Outra questão relevante diz respeito à definição da equipe de investigação. Isso depende diretamente da alegação e de como a investigação será estruturada. É fundamental que a equipe de investigação possua o conhecimento técnico necessário para a condução dos trabalhos. Nesse contexto, além de qualificação técnica para as atividades a serem realizadas, a experiência prévia e o reconhecimento da equipe de trabalho são fatores importantes para a credibilidade da investigação.
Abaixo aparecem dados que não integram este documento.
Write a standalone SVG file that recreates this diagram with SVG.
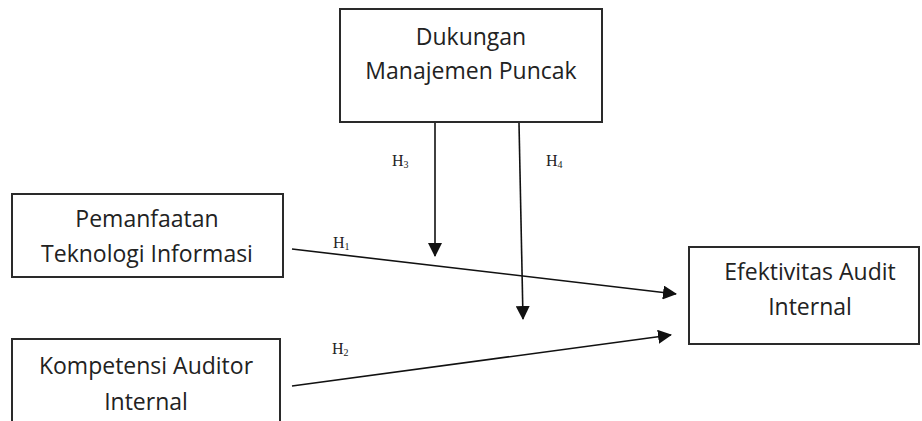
<svg xmlns="http://www.w3.org/2000/svg" width="922" height="421" viewBox="0 0 922 421">
<style>
.box{fill:#fff;stroke:#2a2a2a;stroke-width:2}
.lbl{font-family:"Open Sans","Liberation Sans",sans-serif;font-size:23px;fill:#222;text-anchor:middle}
.h{font-family:"Liberation Serif",serif;font-size:16px;fill:#222}
.con{stroke:#111;stroke-width:1.6;fill:none;marker-end:url(#ah)}
</style>
<defs>
<marker id="ah" markerUnits="userSpaceOnUse" markerWidth="14" markerHeight="14" viewBox="0 0 14 14" refX="13" refY="7" orient="auto">
<path d="M0,0 L14,7 L0,14 Z" fill="#111"/>
</marker>
</defs>
<rect width="922" height="421" fill="#fff"/>
<g id="node-dukungan">
<rect class="box" x="340" y="9" width="262" height="113"/>
<text class="lbl" x="471" y="45">Dukungan</text>
<text class="lbl" x="471" y="79">Manajemen Puncak</text>
</g>
<g id="node-pemanfaatan">
<rect class="box" x="12" y="194" width="271" height="83"/>
<text class="lbl" x="147" y="227">Pemanfaatan</text>
<text class="lbl" x="147" y="262">Teknologi Informasi</text>
</g>
<g id="node-kompetensi">
<rect class="box" x="12" y="339" width="268" height="95"/>
<text class="lbl" x="146" y="374">Kompetensi Auditor</text>
<text class="lbl" x="146" y="410">Internal</text>
</g>
<g id="node-efektivitas">
<rect class="box" x="689" y="247" width="230" height="97"/>
<text class="lbl" x="810" y="280">Efektivitas Audit</text>
<text class="lbl" x="810" y="315">Internal</text>
</g>
<g id="connectors">
<line class="con" x1="435" y1="123" x2="435" y2="256"/>
<line class="con" x1="519" y1="123" x2="523" y2="319"/>
<line class="con" x1="292" y1="249" x2="676" y2="294"/>
<line class="con" x1="292" y1="386" x2="671" y2="335"/>
</g>
<g id="labels">
<text class="h" x="392" y="166">H<tspan font-size="10" dy="2">3</tspan></text>
<text class="h" x="546" y="166">H<tspan font-size="10" dy="2">4</tspan></text>
<text class="h" x="333" y="248">H<tspan font-size="10" dy="2">1</tspan></text>
<text class="h" x="332" y="354">H<tspan font-size="10" dy="2">2</tspan></text>
</g>
</svg>
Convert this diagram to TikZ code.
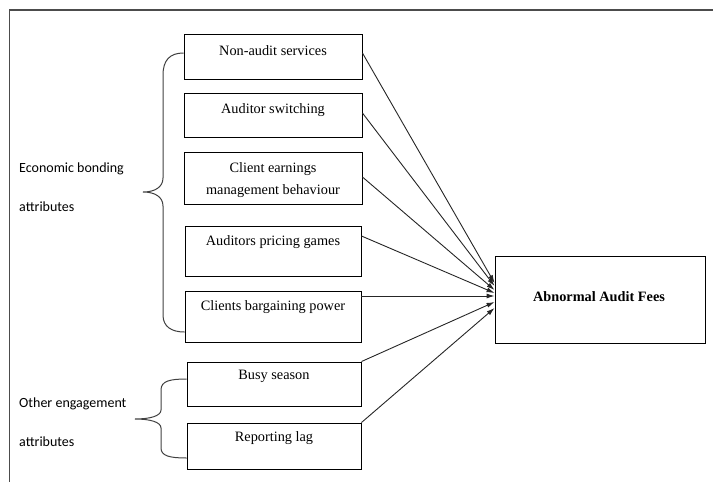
\documentclass[tikz,border=0pt]{standalone}
\usepackage{fontspec}
\setmainfont{Liberation Serif}
\newfontfamily\calib{Carlito}
\usetikzlibrary{arrows.meta}
\begin{document}
\begin{tikzpicture}[x=1pt,y=-1pt,
 box/.style={draw=black, line width=0.9pt, inner sep=0pt},
 txt/.style={inner sep=0pt, font=\fontsize{14.3}{22}\selectfont, align=center},
 bold/.style={inner sep=0pt, font=\bfseries\fontsize{14.3}{17}\selectfont},
 side/.style={inner sep=0pt, anchor=west, font=\calib\fontsize{14}{17}\selectfont},
 conn/.style={draw=black!85, line width=0.9pt, -{Latex[length=8pt,width=5pt]}},
 brc/.style={draw=black!75, line width=1pt},
 frm/.style={draw=black!70, line width=1.4pt},
]
\useasboundingbox (0,0) rectangle (713,482);
% frame
\draw[frm] (713,10) -- (9.5,10) -- (9.5,482);

% boxes
\node[box, minimum width=178pt, minimum height=45pt] (b1) at (273,56.5) {};
\node[box, minimum width=178pt, minimum height=44pt] (b2) at (273,115) {};
\node[box, minimum width=178pt, minimum height=52pt] (b3) at (273,178) {};
\node[box, minimum width=176pt, minimum height=50pt] (b4) at (273,251) {};
\node[box, minimum width=176pt, minimum height=51pt] (b5) at (273,316.5) {};
\node[box, minimum width=174pt, minimum height=44pt] (b6) at (274,384) {};
\node[box, minimum width=174pt, minimum height=46pt] (b7) at (274,446) {};
\node[box, minimum width=210pt, minimum height=87pt] (t) at (600,299.5) {};

% box texts
\node[txt] (l1) at (273,51) {Non-audit services};
\node[txt] (l2) at (273,110) {Auditor switching};
\node[txt] (l3) at (273,180) {Client earnings\\management behaviour};
\node[txt] (l4) at (273,242) {Auditors pricing games};
\node[txt] (l5) at (273,307) {Clients bargaining power};
\node[txt] (l6) at (274,376) {Busy season};
\node[txt] (l7) at (274,438) {Reporting lag};
\node[bold] (lt) at (599,297) {Abnormal Audit Fees};

% side labels
\node[side] (s1) at (19,169) {Economic bonding};
\node[side] (s2) at (19,207) {attributes};
\node[side] (s3) at (19,404) {Other engagement};
\node[side] (s4) at (19,442) {attributes};

% braces
\draw[brc] ([yshift=3.5pt]b1.west) .. controls (170,53) and (163,60) .. (163,75)
  -- (163,178) .. controls (163,187) and (155,192) .. (143,192)
  .. controls (155,192) and (163,197) .. (163,206)
  -- (163,315) .. controls (163,327) and (172,332) .. ([yshift=-15.5pt]b5.west);
\draw[brc] ([yshift=5pt]b6.west) .. controls (170,379) and (161,381) .. (161,390)
  -- (161,410) .. controls (161,416) and (150,419) .. (135,419)
  .. controls (150,419) and (161,422) .. (161,428)
  -- (161,448) .. controls (161,456) and (170,458) .. ([yshift=-12pt]b7.west);

% connectors
\draw[conn] ([yshift=3.5pt]b1.east) -- ([yshift=16.5pt]t.west);
\draw[conn] ([yshift=2pt]b2.east) -- ([yshift=13.5pt]t.west);
\draw[conn] ([yshift=1pt]b3.east) -- ([yshift=9.5pt]t.west);
\draw[conn] ([yshift=15pt]b4.east) -- ([yshift=6.5pt]t.west);
\draw[conn] ([yshift=20.5pt]b5.east) -- ([yshift=3.5pt]t.west);
\draw[conn] (b6.north east) -- ([yshift=-2.5pt]t.west);
\draw[conn] (b7.north east) -- ([yshift=-8.5pt]t.west);
\end{tikzpicture}
\end{document}
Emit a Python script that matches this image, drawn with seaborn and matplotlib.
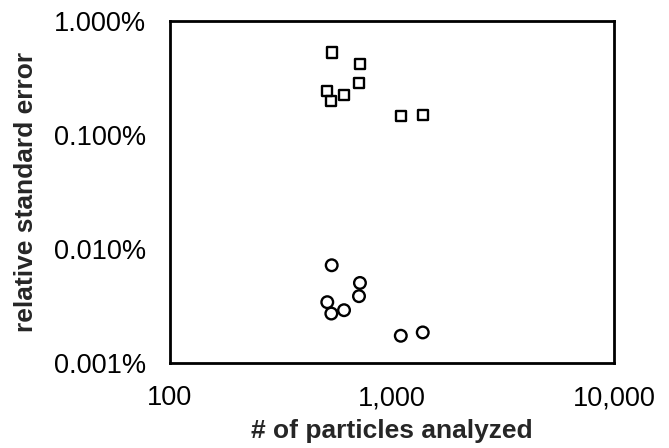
import numpy as np
import pandas as pd
import matplotlib
matplotlib.use("Agg")
import matplotlib.pyplot as plt
import matplotlib.ticker as mticker
import seaborn as sns

# Данные
particles = [535, 717, 710, 511, 533, 608, 1095, 1375]
rse_squares = [0.531, 0.417, 0.288, 0.245, 0.200, 0.223, 0.147, 0.149]
rse_circles = [0.00719, 0.00503, 0.00385, 0.00341, 0.00271, 0.00290, 0.00173, 0.00185]

x_ticks = [100, 1000, 10000]
y_ticks = [0.001, 0.01, 0.1, 1.0]

sns.set_theme(style="white")
plt.rcParams['font.family'] = ['Liberation Sans', 'DejaVu Sans']

df_sq = pd.DataFrame({"n": particles, "rse": rse_squares})
df_ci = pd.DataFrame({"n": particles, "rse": rse_circles})

fig = plt.figure(figsize=(6.69, 4.48), dpi=100)
ax = fig.add_axes([0.254, 0.190, 0.664, 0.763])

sns.scatterplot(data=df_sq, x="n", y="rse", marker="s", s=55,
                facecolors="none", edgecolor="black", linewidth=1.7, ax=ax)
sns.scatterplot(data=df_ci, x="n", y="rse", marker="o", s=70,
                facecolors="none", edgecolor="black", linewidth=1.7, ax=ax)

ax.set_xscale("log")
ax.set_yscale("log")
ax.set_xlim(100, 10000)
ax.set_ylim(0.001, 1.0)
ax.set_xticks(x_ticks)
ax.set_yticks(y_ticks)
ax.xaxis.set_minor_locator(mticker.NullLocator())
ax.yaxis.set_minor_locator(mticker.NullLocator())
ax.xaxis.set_major_formatter(mticker.FuncFormatter(lambda v, p: f"{v:,.0f}"))
ax.yaxis.set_major_formatter(mticker.FuncFormatter(lambda v, p: f"{v:.3f}%"))
ax.tick_params(axis="both", direction="in", length=4, width=1.5,
               labelsize=19.5, colors="black", pad=17)
ax.tick_params(axis="x", pad=16)

for sp in ax.spines.values():
    sp.set_color("black")
    sp.set_linewidth(2)

ax.set_xlabel("# of particles analyzed", fontsize=19, fontweight="bold")
ax.set_ylabel("relative standard error", fontsize=19, fontweight="bold")
ax.xaxis.set_label_coords(0.5, -0.165)
ax.yaxis.set_label_coords(-0.297, 0.5)

fig.savefig("out.png", dpi=100)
Nas situações em que membros da alta administração estejam ou possam estar potencialmente envolvidos nas alegações, a criação de um Comitê Especial deve ser considerada, como forma de garantir a independência e imparcialidade da investigação. Os comitês devem ter autonomia para a tomada de decisões, autoridade para determinar ou viabilizar, no âmbito da empresa, todos os atos necessários à investigação; recursos adequados à condução das atividades e objetividade para a realização da investigação.
A definição do escopo e da metodologia que serão empregadas pela equipe de investigação para o desenvolvimento das atividades está entre os principais aspectos determinantes do sucesso de uma investigação. Se o escopo definido for muito restrito, há risco da investigação ser insuficiente. Em contraponto, se o escopo não for objetivo e claramente definido, a investigação pode se tornar ineficiente, arrastando-se por um longo período e desperdiçando recursos.
Ao apresentarem suas investigações internas a seus stakeholders, as empresas devem estar preparadas para justificar a governança, independência, abrangência e metodologia adotadas, proporcionando, assim, a devida sustentação e confiabilidade dos resultados alcançados.